Should I use the disavow tool even if there’s not a manual action on my site?

Matt's answer:
Today’s question comes from James in Bristol, UK. James asks, should webmasters use the disavow tool, even if it is believed that no penalty has been applied? For example, if we believe ‘Negative SEO’ has been attempted, or spammy sites we have contacted have not removed links. Great question. So the primary purpose of the disavow tool is, you’ve done some bad SEO, you hired a bad SEO, they messed things up, now you need to clean up. You’ve done as much work as you can get those links off of the web, but some people don’t respond or for whatever reason you can’t get every single link taken off the web. That’s the perfect use case to do a disavow and say, OK, these are the links that I’ve tried to get taken down and, I can’t manage to get them taken down. But at the same time, if you’re at all worried about someone trying to do a negative SEO, or it looks like there’s some weird bot that’s building up a bunch of links to your site, and you have no idea where it came from, that’s a perfect time to use disavow as well.
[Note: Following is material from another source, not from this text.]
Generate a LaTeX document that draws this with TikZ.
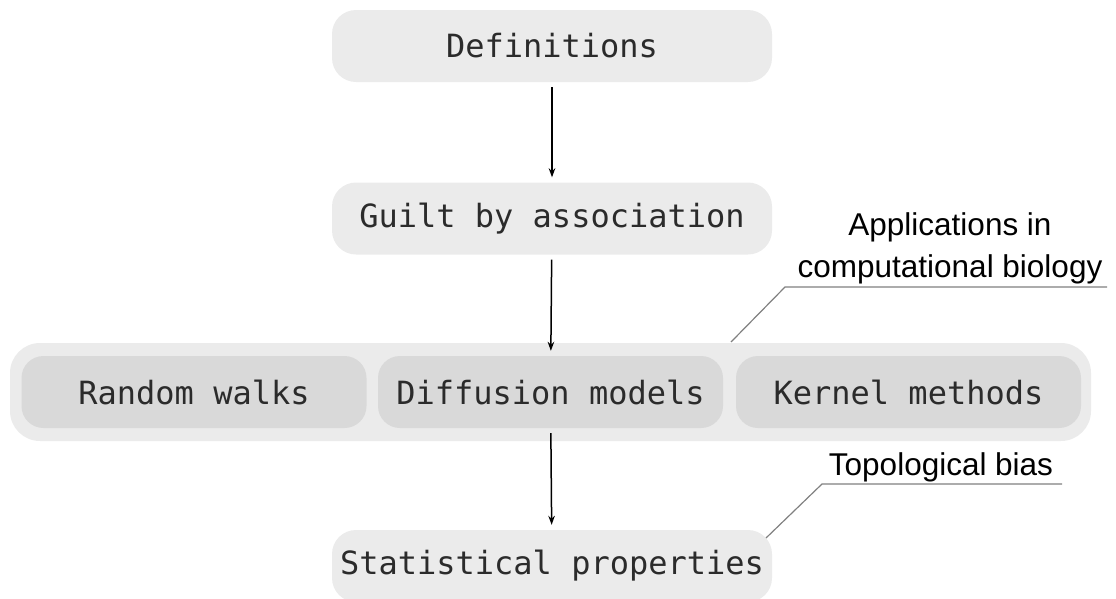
\documentclass[tikz,border=0pt]{standalone}
\usepackage{fontspec}
\setmainfont{Liberation Sans}
\newfontfamily\codefont{DejaVu Sans Mono}
\usetikzlibrary{arrows.meta}
\definecolor{boxgray}{HTML}{EBEBEB}
\definecolor{innergray}{HTML}{D9D9D9}
\definecolor{textgray}{HTML}{2B2B2B}
\definecolor{leadergray}{HTML}{808080}
\begin{document}
\begin{tikzpicture}[x=1pt,y=-1pt,
  stage/.style={fill=boxgray, rounded corners=24pt, minimum width=440pt,
    minimum height=72pt, inner sep=0pt, text=textgray,
    font=\codefont\fontsize{32}{38}\selectfont},
  method/.style={stage, fill=innergray, minimum width=345pt, rounded corners=22pt},
  group/.style={fill=boxgray, rounded corners=30pt, minimum width=1081pt,
    minimum height=98pt, inner sep=0pt},
  flow/.style={-{Stealth[length=9pt,width=6.5pt]}, line width=1.5pt,
    shorten <=5pt, shorten >=5pt},
  leader/.style={draw=leadergray, line width=1.2pt},
  note/.style={font=\fontsize{31.5}{42}\selectfont, align=center, inner sep=0pt}
]
\useasboundingbox (0,0) rectangle (1116,598);

% main pipeline
\node[stage] (def) at (552,46) {Definitions};
\node[stage] (guilt) at (552,218.5) {Guilt by association};

% family of propagation methods
\node[group] (apps) at (550.5,392) {};
\node[method] (rw) at (194,392) {Random walks};
\node[method] (diff) at (550.5,392) {Diffusion models};
\node[method] (kern) at (908.5,392) {Kernel methods};

\node[stage] (stat) at (552,566) {Statistical properties};

\draw[flow] (def) -- (guilt);
\draw[flow] (guilt) -- (diff);
\draw[flow] (diff) -- (stat);

% annotations
\coordinate (appsfoot) at (731,342);
\coordinate (appsknee) at (785,287);
\coordinate (appsend) at (1107,287);
\draw[leader] (appsfoot) -- (appsknee) -- (appsend);
\node[note, anchor=south] (appsnote) at (950,284) {Applications in\\computational biology};

\coordinate (statfoot) at (766,538);
\coordinate (statknee) at (822,484);
\coordinate (statend) at (1062,484);
\draw[leader] (statfoot) -- (statknee) -- (statend);
\node[note, anchor=south] (statnote) at (941,482) {Topological bias};
\end{tikzpicture}
\end{document}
I wouldn’t worry about going ahead and disavowing links even if you don’t have a message in your Webmaster console. So if you have done the work to keep an active look on your backlinks, and you see something strange going on, you don’t have to wait around. Feel free to just go ahead and preemptively say you know what, this is a weird domain. I have nothing to do with it. I don’t know what this particular bot is doing in terms of making links. So just feel free to go ahead and do disavows even on a domain level. So again the main purpose is if you’ve made some bad links yourself and you need to clean it up. But if you’re at all stressed. If you’re worried. If you’re not able to sleep at night because you think Google might see it, or we might get a spam report about you, or there might be some misunderstanding, or an algorithm might rank your site lower, I would feel free to just go ahead and disavow those links as well.